In this section, the conclusions of the study maybe mentioned on the basis of the results obtained. highlighting its importance and relevance. The conclusions of the article may serve the purpose of proving or disproving the aims of the study done.


People who have helped in doing the work, but do not meet the requirements for authorship maybe mentioned here. Appreciation and acknowledgement should not be extremely flowery or show excess verbosity. If the work has been supported by a grant, the grant source name should be mentioned along with details of date and number.


Citation of online published papers and other material should be done with a DOI (digital object identifier).

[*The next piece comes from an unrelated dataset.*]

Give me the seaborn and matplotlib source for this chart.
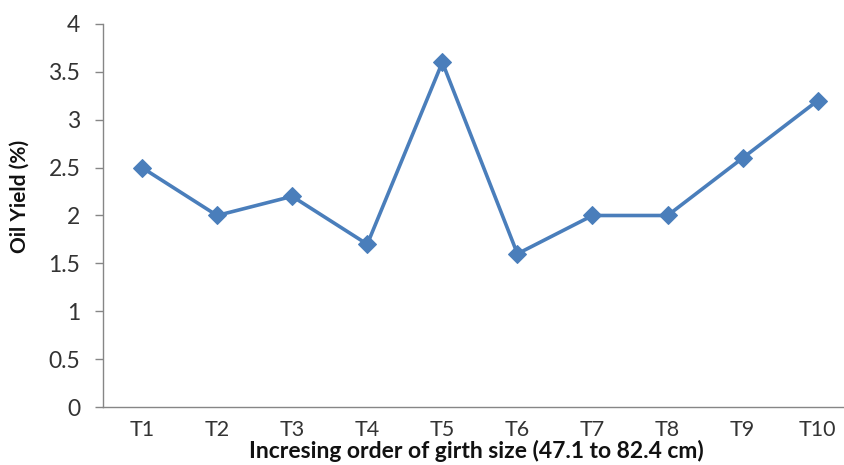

References within the text should cite the author'(s) names followed by publication date, in chronological date order, e.g. (Shafer 1964, Barnaby 1973, Chambers 1984). Where there are more than two authors, the first author’s name should be followed by et al., but all authors should be cited in the reference list. ”et al.” should be presented in italics followed by a full stop only. Page numbers should be given in the text for all quotations..e.g. (Chambers 1984, p35-38).

All references should be cited from primary sources. Where more than one reference is being cited in the same pair of brackets, the reference should be separated by a comma; authors and dates should not be separated by a comma, thus (Shafer 1964, Barnaby 1973).

When a article is cited, the references list should include author’s surnames and initials, date of publication, title of paper, name of the journal in full (not abbreviated), volume number, and first and last page numbers.


Watson R, Hoogbruin AL, Rumeu C, Beunza M, Barbarin B, MacDonald J & McReady T (2003) Differences and similarities in the perception of caring between Spanish and United Kingdom nurses. Journal of Clinical Nursing 12, 85-92.

When a book is cited, the title should be stated, followed by the publisher and town, county/state (and country if necessary) of publication.


Smith GD & Watson R (2004) Gastroenterology for Nurses. Blackwell Science, Oxford.

Where the reference relates to a chapter in an edited book, details of author and editors should be given as well as publisher, place of publication, and first and last page numbers.


Chalmers KI (1994) Searching for health needs: the work of health visiting. In Research and its Application (Smith JP ed.), Blackwell Science, Oxford, pp. 143-165.